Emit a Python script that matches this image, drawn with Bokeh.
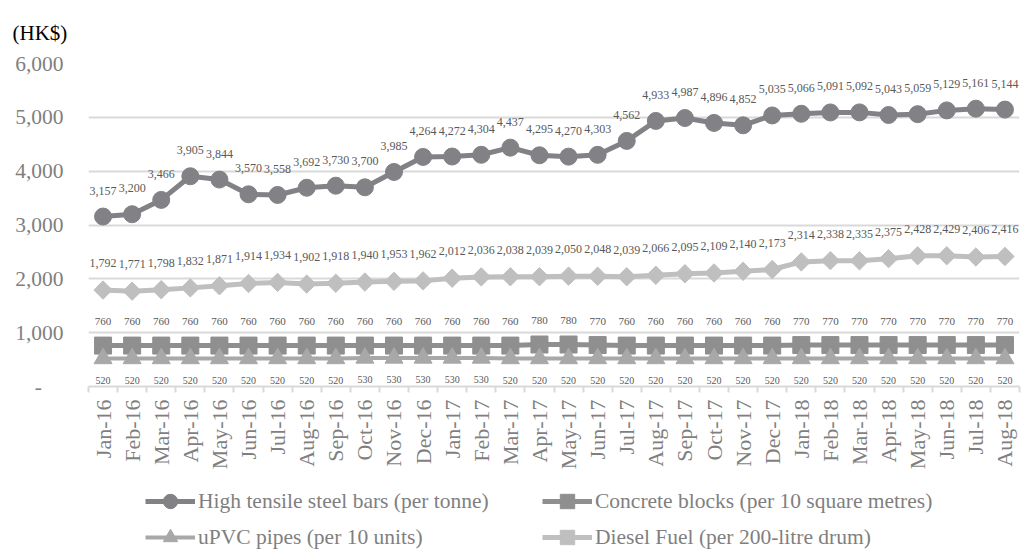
import math
import numpy as np
from bokeh.plotting import figure
from bokeh.layouts import column
from bokeh.models import (ColumnDataSource, FixedTicker, Legend, LegendItem,
                          LabelSet, Range1d)
from bokeh.core.properties import value
from bokeh.embed import file_html
from bokeh.resources import INLINE

months = ["Jan-16", "Feb-16", "Mar-16", "Apr-16", "May-16", "Jun-16", "Jul-16", "Aug-16",
          "Sep-16", "Oct-16", "Nov-16", "Dec-16", "Jan-17", "Feb-17", "Mar-17", "Apr-17",
          "May-17", "Jun-17", "Jul-17", "Aug-17", "Sep-17", "Oct-17", "Nov-17", "Dec-17",
          "Jan-18", "Feb-18", "Mar-18", "Apr-18", "May-18", "Jun-18", "Jul-18", "Aug-18"]

steel = [3157, 3200, 3466, 3905, 3844, 3570, 3558, 3692, 3730, 3700, 3985, 4264,
         4272, 4304, 4437, 4295, 4270, 4303, 4562, 4933, 4987, 4896, 4852, 5035,
         5066, 5091, 5092, 5043, 5059, 5129, 5161, 5144]
concrete = [760, 760, 760, 760, 760, 760, 760, 760, 760, 760, 760, 760,
            760, 760, 760, 780, 780, 770, 760, 760, 760, 760, 760, 760,
            770, 770, 770, 770, 770, 770, 770, 770]
upvc = [520, 520, 520, 520, 520, 520, 520, 520, 520, 530, 530, 530,
        530, 530, 520, 520, 520, 520, 520, 520, 520, 520, 520, 520,
        520, 520, 520, 520, 520, 520, 520, 520]
diesel = [1792, 1771, 1798, 1832, 1871, 1914, 1934, 1902, 1918, 1940, 1953, 1962,
          2012, 2036, 2038, 2039, 2050, 2048, 2039, 2066, 2095, 2109, 2140, 2173,
          2314, 2338, 2335, 2375, 2428, 2429, 2406, 2416]

series_names = ["High tensile steel bars (per tonne)",
                "Concrete blocks (per 10 square metres)",
                "uPVC pipes (per 10 units)",
                "Diesel Fuel (per 200-litre drum)"]

y_ticks = [0, 1000, 2000, 3000, 4000, 5000, 6000]
y_tick_labels = ["-\u00a0\u00a0\u00a0\u00a0", "1,000", "2,000", "3,000", "4,000", "5,000", "6,000"]

FONT = "Liberation Serif"
AXIS_COLOR = "#7f7f7f"
LABEL_COLOR = "#595959"
GRID = "#d9d9d9"

xs = list(range(len(months)))

p = figure(frame_width=931, frame_height=323, output_backend="svg", toolbar_location=None,
           x_range=Range1d(-0.5, len(months) - 0.5), y_range=Range1d(0, 6000),
           min_border_left=88, min_border_right=3, min_border_top=62, min_border_bottom=90,
           title="(HK$)")
p.outline_line_color = None
p.background_fill_color = "white"
p.border_fill_color = "white"

p.title.align = "left"
p.title.offset = -76
p.title.standoff = 37
p.title.text_font = FONT
p.title.text_font_size = "21px"
p.title.text_font_style = "normal"
p.title.text_color = "#000000"

p.xgrid.grid_line_color = None
p.ygrid.ticker = FixedTicker(ticks=y_ticks[1:])
p.ygrid.grid_line_color = GRID
p.ygrid.grid_line_width = 2

p.yaxis.ticker = FixedTicker(ticks=y_ticks)
p.yaxis.major_label_overrides = {t: l for t, l in zip(y_ticks, y_tick_labels)}
p.yaxis.axis_line_color = None
p.yaxis.major_tick_line_color = None
p.yaxis.minor_tick_line_color = None
p.yaxis.major_tick_out = 0
p.yaxis.major_label_standoff = 25
p.yaxis.major_label_text_font = FONT
p.yaxis.major_label_text_font_size = "21.5px"
p.yaxis.major_label_text_color = AXIS_COLOR

p.xaxis.ticker = FixedTicker(ticks=xs, minor_ticks=[i - 0.5 for i in range(len(months) + 1)])
p.xaxis.major_label_overrides = {i: m for i, m in enumerate(months)}
p.xaxis.major_label_orientation = math.pi / 2
p.xaxis.major_tick_line_color = None
p.xaxis.major_tick_out = 0
p.xaxis.major_tick_in = 0
p.xaxis.minor_tick_out = 6
p.xaxis.minor_tick_in = 0
p.xaxis.minor_tick_line_color = GRID
p.xaxis.minor_tick_line_width = 2
p.xaxis.axis_line_color = GRID
p.xaxis.axis_line_width = 2
p.xaxis.major_label_standoff = 7
p.xaxis.major_label_text_font = FONT
p.xaxis.major_label_text_font_size = "22px"
p.xaxis.major_label_text_color = AXIS_COLOR

styles = [
    dict(vals=steel, color="#818186", marker="circle", size=17, angle=0, lw=5, off=26, fs="12px"),
    dict(vals=concrete, color="#8f8f8f", marker="square", size=17, angle=0, lw=5, off=24, fs="11px"),
    dict(vals=upvc, color="#a8a8a8", marker="triangle", size=18, angle=0, lw=4, off=-22, fs="10px"),
    dict(vals=diesel, color="#bfbfbf", marker="square", size=13, angle=math.pi / 4, lw=5, off=27, fs="12px"),
]

# legend-only figure below the chart (its frame is aligned with the chart's frame)
lg = figure(width=1022, height=77, output_backend="svg", toolbar_location=None,
            x_axis_location=None, y_axis_location=None,
            x_range=Range1d(0, 1), y_range=Range1d(0, 1),
            min_border_left=88, min_border_right=3, min_border_top=0, min_border_bottom=0)
lg.outline_line_color = None
lg.xgrid.visible = False
lg.ygrid.visible = False
lg.background_fill_color = "white"
lg.border_fill_color = "white"

items = []
for name, st in zip(series_names, styles):
    src = ColumnDataSource(dict(x=xs, y=st["vals"], t=[f"{v:,}" for v in st["vals"]]))
    p.line("x", "y", source=src, line_color=st["color"], line_width=st["lw"])
    p.scatter("x", "y", source=src, marker=st["marker"], size=st["size"], angle=st["angle"],
              fill_color=st["color"], line_color=st["color"])
    ls = LabelSet(x="x", y="y", text="t", source=src, y_offset=st["off"],
                  text_align="center", text_baseline="middle",
                  text_font=value(FONT), text_font_size=st["fs"],
                  text_color=LABEL_COLOR)
    p.add_layout(ls)
    blank = ColumnDataSource(dict(x=np.array([np.nan]), y=np.array([np.nan])))
    lr = lg.line("x", "y", source=blank, line_color=st["color"], line_width=st["lw"])
    sr = lg.scatter("x", "y", source=blank, marker=st["marker"], size=st["size"] - 2,
                    angle=st["angle"], fill_color=st["color"], line_color=st["color"])
    items.append(LegendItem(label=name, renderers=[lr, sr]))

legend_style = dict(label_text_font=FONT, label_text_font_size="21.5px",
                    label_text_color=AXIS_COLOR, glyph_width=50, glyph_height=36,
                    label_standoff=3, spacing=0, label_height=24, padding=0, margin=0,
                    border_line_color=None, background_fill_alpha=0)
lg.add_layout(Legend(items=[items[0], items[2]], location=(57, -2), **legend_style))
lg.add_layout(Legend(items=[items[1], items[3]], location=(454, -2), **legend_style))

layout = column(p, lg, spacing=0)
open("out.html", "w").write(file_html(layout, INLINE))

- - -

■ TASK:
Nothing but a number is needed here: how many lines hold the string "with"?

■ RESULT OF THIS TASK:
2